We are about to reach the 'very intelligent, rational, pirot' we are. A solution is to give our creature--call it P8--the capacity to arrive at policies that express its commitment to be motivated by a desire by way of its treatment of that desire as providing, in deliberation, a justifying end for action. P8 has policies for treating (or not treating)certain desires as providing justifying ends--as, in this way, reason-providing--in motivationally effective deliberation. Let us call such policies self-governing policies--I will suppose that these policies are mutually compatible and do not challenge each other. In this way P8 involves, as Grice would want, an "extension" of structures already present in P7. The grounds on which P8 arrives at (and on occasion revises) such self-governing policies will be many and varied. We can see these policies as crystallizing complex pressures and concerns, some of which are grounded in other policies or desires.
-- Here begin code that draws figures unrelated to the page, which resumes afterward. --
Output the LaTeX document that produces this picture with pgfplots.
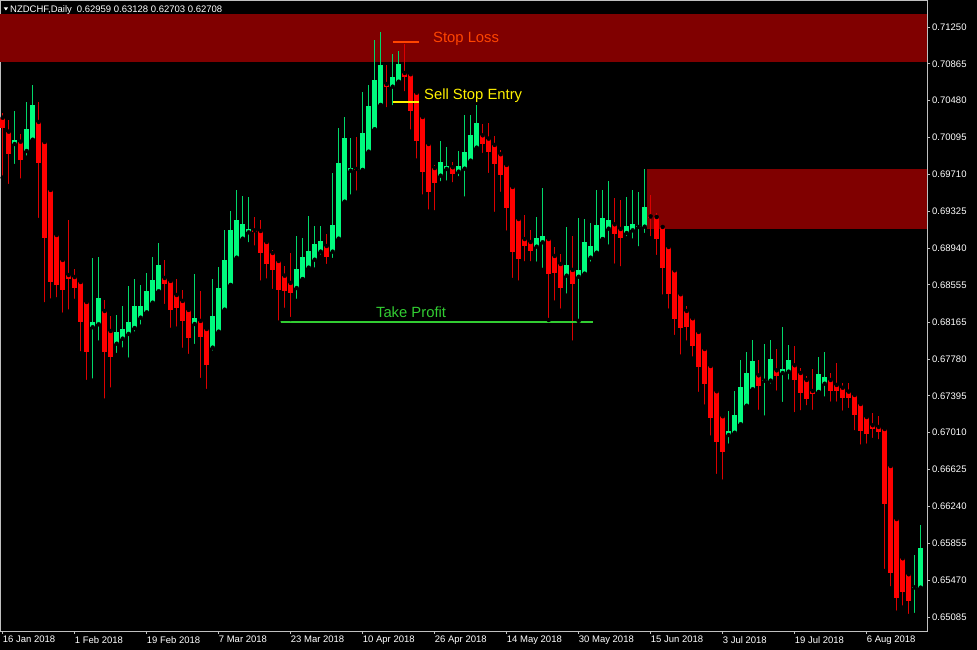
\documentclass[border=0pt]{standalone}
\usepackage{fontspec}
\setmainfont{Liberation Sans}
\usepackage{pgfplots}
\usepackage{pgfplotstable}
\pgfplotsset{compat=1.18}

\definecolor{bull}{RGB}{0,250,125}
\definecolor{bullwick}{RGB}{0,215,105}
\definecolor{bear}{RGB}{255,0,0}
\definecolor{bearwick}{RGB}{220,0,0}
\definecolor{zone}{RGB}{128,0,0}
\definecolor{framecol}{RGB}{192,192,192}
\definecolor{slred}{RGB}{255,69,0}
\definecolor{tpgreen}{RGB}{50,205,50}

% daily bars, x = bar index (0 = 16 Jan 2018)
\pgfplotstableread{
x o h l c
2 0.70027 0.70375 0.69797 0.70069
4 0.69954 0.70469 0.69884 0.70187
5 0.70072 0.70644 0.70065 0.70438
15 0.68112 0.68836 0.67554 0.68170
16 0.68143 0.68843 0.67951 0.68418
19 0.67940 0.68240 0.67822 0.68063
20 0.67993 0.68334 0.67878 0.68094
21 0.68042 0.68546 0.67773 0.68167
22 0.68104 0.68616 0.68045 0.68334
23 0.68212 0.68554 0.68118 0.68334
24 0.68268 0.68682 0.68260 0.68491
25 0.68369 0.68846 0.68360 0.68606
26 0.68488 0.68993 0.68480 0.68763
32 0.68146 0.68669 0.67916 0.68209
35 0.67899 0.68620 0.67846 0.68230
36 0.68066 0.68739 0.68060 0.68519
37 0.68296 0.69129 0.68290 0.68815
38 0.68554 0.69327 0.68550 0.69129
39 0.68839 0.69543 0.68830 0.69233
40 0.69038 0.69484 0.69030 0.69188
41 0.69104 0.69473 0.68979 0.69139
49 0.68522 0.69066 0.68387 0.68721
50 0.68616 0.69045 0.68610 0.68846
51 0.68735 0.69275 0.68693 0.68909
52 0.68818 0.69170 0.68714 0.68982
53 0.68902 0.69170 0.68849 0.69014
55 0.68902 0.69727 0.68815 0.69181
56 0.69038 0.70191 0.69030 0.69826
57 0.69424 0.70309 0.69420 0.70087
58 0.69748 0.70087 0.69477 0.69773
60 0.69756 0.70574 0.69750 0.70145
61 0.69947 0.70644 0.69940 0.70424
62 0.70181 0.71114 0.70175 0.70696
63 0.70435 0.71201 0.70430 0.70853
65 0.70626 0.70968 0.70411 0.70724
66 0.70678 0.70999 0.70670 0.70863
73 0.69696 0.70055 0.69616 0.69839
74 0.69766 0.69993 0.69623 0.69797
76 0.69738 0.69957 0.69669 0.69800
77 0.69769 0.70330 0.69456 0.69944
78 0.69853 0.70330 0.69845 0.70121
79 0.69989 0.70435 0.69980 0.70250
89 0.68954 0.69264 0.68776 0.69045
90 0.69000 0.69567 0.68711 0.69066
94 0.68651 0.69163 0.68442 0.68763
96 0.68640 0.69257 0.68178 0.68714
97 0.68672 0.69243 0.68665 0.69000
98 0.68839 0.69202 0.68776 0.68961
99 0.68891 0.69547 0.68885 0.69181
100 0.69034 0.69547 0.69030 0.69251
101 0.69142 0.69637 0.68954 0.69233
104 0.69097 0.69473 0.69042 0.69170
105 0.69125 0.69547 0.69017 0.69194
106 0.69160 0.69522 0.68937 0.69170
107 0.69163 0.69763 0.69076 0.69369
121 0.66986 0.67237 0.66874 0.67028
122 0.67010 0.67443 0.66994 0.67195
123 0.67098 0.67770 0.67090 0.67488
124 0.67292 0.67857 0.67285 0.67631
125 0.67464 0.67979 0.67455 0.67760
127 0.67553 0.67937 0.67167 0.67563
128 0.67554 0.67979 0.67501 0.67780
130 0.67634 0.68115 0.67310 0.67676
131 0.67648 0.67927 0.67543 0.67770
136 0.67436 0.67798 0.67430 0.67627
137 0.67522 0.67854 0.67366 0.67592
152 0.65393 0.65732 0.65105 0.65403
153 0.65391 0.66046 0.65385 0.65808
}\bulltab

\pgfplotstableread{
x o h l c
0 0.70302 0.70354 0.69675 0.70199
1 0.70156 0.70278 0.69588 0.69923
3 0.70051 0.70132 0.69644 0.69863
6 0.70257 0.70463 0.69233 0.69832
7 0.70048 0.70060 0.68352 0.69048
8 0.69547 0.69560 0.68390 0.68588
9 0.69076 0.69090 0.68404 0.68557
10 0.68815 0.68825 0.68243 0.68505
11 0.68658 0.69233 0.68275 0.68616
12 0.68637 0.68718 0.68387 0.68526
13 0.68585 0.68600 0.67840 0.68170
14 0.68376 0.68394 0.67540 0.67854
17 0.68282 0.68394 0.67345 0.67857
18 0.68073 0.68230 0.67460 0.67805
27 0.68627 0.68815 0.68334 0.68561
28 0.68596 0.68610 0.68084 0.68296
29 0.68449 0.68620 0.68097 0.68317
30 0.68387 0.68502 0.67875 0.68181
31 0.68293 0.68300 0.67812 0.67998
33 0.68178 0.68491 0.67561 0.68014
34 0.68094 0.68105 0.67446 0.67721
42 0.69125 0.69264 0.68944 0.69104
43 0.69118 0.69230 0.68578 0.68891
44 0.69003 0.69010 0.68599 0.68776
45 0.68888 0.68920 0.68491 0.68714
46 0.68805 0.68815 0.68160 0.68505
47 0.68651 0.68752 0.68293 0.68491
48 0.68575 0.68885 0.68198 0.68473
54 0.68961 0.69087 0.68752 0.68849
59 0.69766 0.70100 0.69518 0.69752
64 0.70654 0.70853 0.70390 0.70623
67 0.70769 0.71069 0.70557 0.70731
68 0.70756 0.70760 0.70156 0.70372
69 0.70563 0.70570 0.69853 0.70062
70 0.70309 0.70315 0.69477 0.69738
71 0.70027 0.70035 0.69320 0.69522
72 0.69776 0.69808 0.69313 0.69623
75 0.69784 0.69842 0.69606 0.69714
80 0.70118 0.70233 0.69912 0.70030
81 0.70083 0.70244 0.69703 0.69944
82 0.70017 0.70111 0.69296 0.69821
83 0.69920 0.69961 0.69505 0.69703
84 0.69808 0.69815 0.69100 0.69355
85 0.69578 0.69585 0.68606 0.68902
86 0.69243 0.69250 0.68578 0.68825
87 0.69034 0.69285 0.68780 0.68964
88 0.69003 0.69129 0.68780 0.68909
91 0.69034 0.69040 0.68188 0.68669
92 0.68857 0.68948 0.68369 0.68682
93 0.68773 0.68875 0.68285 0.68526
95 0.68711 0.69066 0.67951 0.68564
102 0.69188 0.69463 0.68755 0.69090
103 0.69139 0.69439 0.68728 0.69048
108 0.69270 0.69494 0.69042 0.69254
109 0.69264 0.69303 0.68846 0.69034
110 0.69160 0.69170 0.68432 0.68735
111 0.68951 0.68960 0.68285 0.68463
112 0.68707 0.68715 0.68010 0.68202
113 0.68457 0.68465 0.67805 0.68108
114 0.68282 0.68334 0.67951 0.68115
115 0.68206 0.68215 0.67784 0.67916
116 0.68063 0.68070 0.67415 0.67700
117 0.67885 0.67892 0.67282 0.67519
118 0.67707 0.67715 0.66958 0.67167
119 0.67443 0.67450 0.66558 0.66916
120 0.67182 0.67190 0.66498 0.66809
126 0.67610 0.67770 0.67227 0.67501
129 0.67662 0.67885 0.67428 0.67600
132 0.67715 0.67919 0.67203 0.67564
133 0.67634 0.67690 0.67223 0.67420
134 0.67561 0.67603 0.67274 0.67362
135 0.67446 0.67676 0.67227 0.67418
138 0.67561 0.67637 0.67313 0.67446
139 0.67509 0.67742 0.67313 0.67446
140 0.67480 0.67526 0.67219 0.67376
141 0.67439 0.67526 0.67247 0.67376
142 0.67404 0.67410 0.67015 0.67195
143 0.67310 0.67318 0.66864 0.67028
144 0.67174 0.67180 0.66874 0.66994
145 0.67088 0.67219 0.66934 0.67049
146 0.67070 0.67188 0.66920 0.67021
147 0.67049 0.67055 0.65565 0.66268
148 0.66662 0.66670 0.65384 0.65544
149 0.66108 0.66115 0.65129 0.65280
150 0.65698 0.65705 0.65182 0.65349
151 0.65531 0.65540 0.65095 0.65255
}\beartab

\pgfplotsset{
  candle/.style n args={3}{only marks, mark=none, forget plot,
    error bars/.cd, y dir=#1, y explicit, error mark=none,
    error bar style={line width=#2, color=#3, line cap=butt}},
}

\begin{document}
\begin{tikzpicture}
\useasboundingbox[fill=black] (0,0) rectangle (977pt,650pt);
\begin{axis}[
  at={(0pt,19pt)}, anchor=south west,
  scale only axis, width=927pt, height=631pt,
  xmin=-0.45, xmax=154.05,
  ymin=0.64938, ymax=0.71532,
  axis line style={framecol, line width=0.8pt},
  tick style={framecol, line width=0.8pt},
  major tick length=3pt,
  tick align=outside,
  xtick pos=left, ytick pos=right, yticklabel pos=right,
  xtick={0,12,...,144},
  xticklabels={16 Jan 2018,1 Feb 2018,19 Feb 2018,7 Mar 2018,23 Mar 2018,10 Apr 2018,26 Apr 2018,14 May 2018,30 May 2018,15 Jun 2018,3 Jul 2018,19 Jul 2018,6 Aug 2018},
  ytick={0.71250,0.70865,0.70480,0.70095,0.69710,0.69325,0.68940,0.68555,0.68165,0.67780,0.67395,0.67010,0.66625,0.66240,0.65855,0.65470,0.65085},
  yticklabels={0.71250,0.70865,0.70480,0.70095,0.69710,0.69325,0.68940,0.68555,0.68165,0.67780,0.67395,0.67010,0.66625,0.66240,0.65855,0.65470,0.65085},
  ticklabel style={font=\fontsize{9.5}{11}\selectfont, text=white},
  xticklabel style={anchor=north west, inner sep=0pt, yshift=-2pt},
  yticklabel style={anchor=west, inner sep=0pt, xshift=2pt},
  /pgf/number format/assume math mode=true,
]
% zones
\addplot[fill=zone, draw=none, forget plot] coordinates {(-0.45,0.70884) (154.05,0.70884) (154.05,0.71386) (-0.45,0.71386)} -- cycle;
\addplot[fill=zone, draw=none, forget plot] coordinates {(107.4,0.69139) (154.05,0.69139) (154.05,0.69766) (107.4,0.69766)} -- cycle;

% wicks
\addplot[candle={plus}{1pt}{bullwick}] table[x=x, y=l, y error plus expr=\thisrow{h}-\thisrow{l}] {\bulltab};
\addplot[candle={plus}{1pt}{bearwick}] table[x=x, y=l, y error plus expr=\thisrow{h}-\thisrow{l}] {\beartab};
% bodies
\addplot[candle={plus}{4.5pt}{bull}] table[x=x, y=o, y error plus expr=\thisrow{c}-\thisrow{o}] {\bulltab};
\addplot[candle={minus}{4.5pt}{bear}] table[x=x, y=o, y error minus expr=\thisrow{o}-\thisrow{c}] {\beartab};

% trade levels
\addplot[slred, line width=2pt, forget plot] coordinates {(65.05,0.71096) (69.4,0.71096)};
\addplot[yellow, line width=2pt, forget plot] coordinates {(65.05,0.70469) (69.4,0.70469)};
\addplot[tpgreen, line width=2pt, forget plot] coordinates {(46.05,0.68162) (98.4,0.68162)};

\node[anchor=base west, inner sep=0pt, text=slred, font=\fontsize{14.8}{17}\selectfont] at (axis cs:71.72,0.71086) {Stop Loss};
\node[anchor=base west, inner sep=0pt, text=yellow, font=\fontsize{14.8}{17}\selectfont] at (axis cs:70.22,0.70497) {Sell Stop Entry};
\node[anchor=base west, inner sep=0pt, text=tpgreen, font=\fontsize{14.8}{17}\selectfont] at (axis cs:62.2,0.68209) {Take Profit};
\end{axis}
\fill[white] (3.8pt,642.5pt) -- (8pt,642.5pt) -- (5.9pt,639.5pt) -- cycle;
\node[anchor=base west, inner sep=0pt, text=white, font=\fontsize{9.5}{11}\selectfont] at (10pt,637.3pt) {NZDCHF,Daily\hspace{5pt}0.62959 0.63128 0.62703 0.62708};
\end{tikzpicture}
\end{document}
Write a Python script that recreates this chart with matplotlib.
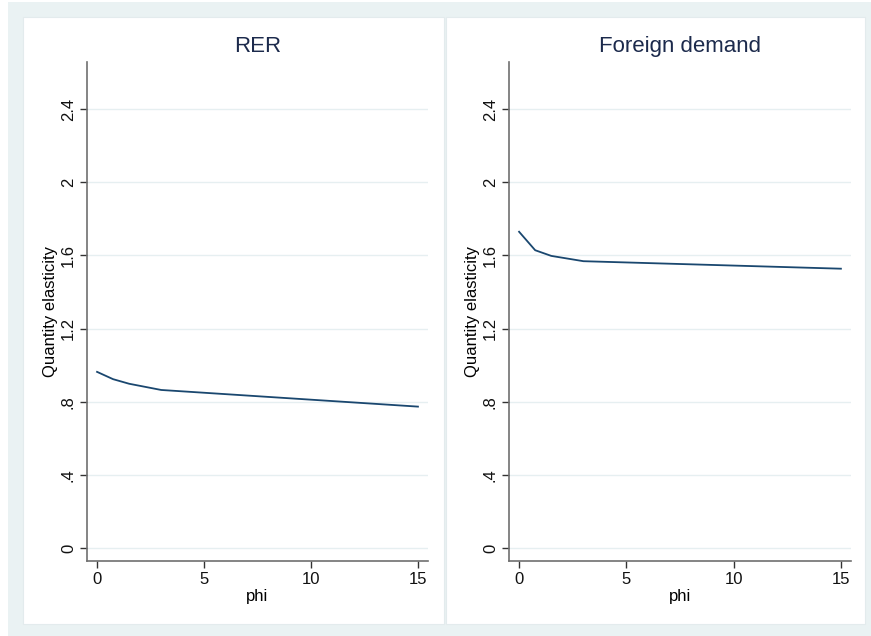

These self-governing policies may be tentative and will normally NOT be immune to change. If we ask what P8 values in this case, the answer seems to be: what it values is constituted in part by its higher-order self-governing policies. In particular, it values exercise over nonexercise even right now, and even given that it has a considered (though temporary) preference to the contrary. Unlike P3-5, what P8 now values is not simply a matter of its present, considered desires and preferences. NOW THIS MODEL OF P8
SEEMS IN RELEVANT RESPECTS TO BE A (PARTIAL) MODEL OF US. So we arrive at the conjecture that one important kind of valuing of which we are capable involves, in the cited ways, both our first-order desires and our higher order self-governing policies. In an important sub-class of cases our valuing involves reflexive polices that are both first-order policies of action and higher-order policies to treat the first-order policy as reason providing in motivationally effective deliberation. This may seem odd. Valuing seems normally to be a first-order attitude. One values honesty, say. The proposal is that an important kind of valuing involves higher-order policies. Does this mean that, strictly speaking, what one values is itself a desire--not honesty, say, but a desire for honesty? No it does not. What I value in the present case is honesty; but, on the theory, my valuing honesty in art consists in certain higher-order self-governing policies. An agent's reflective valuing involves a kind of higher-order willing.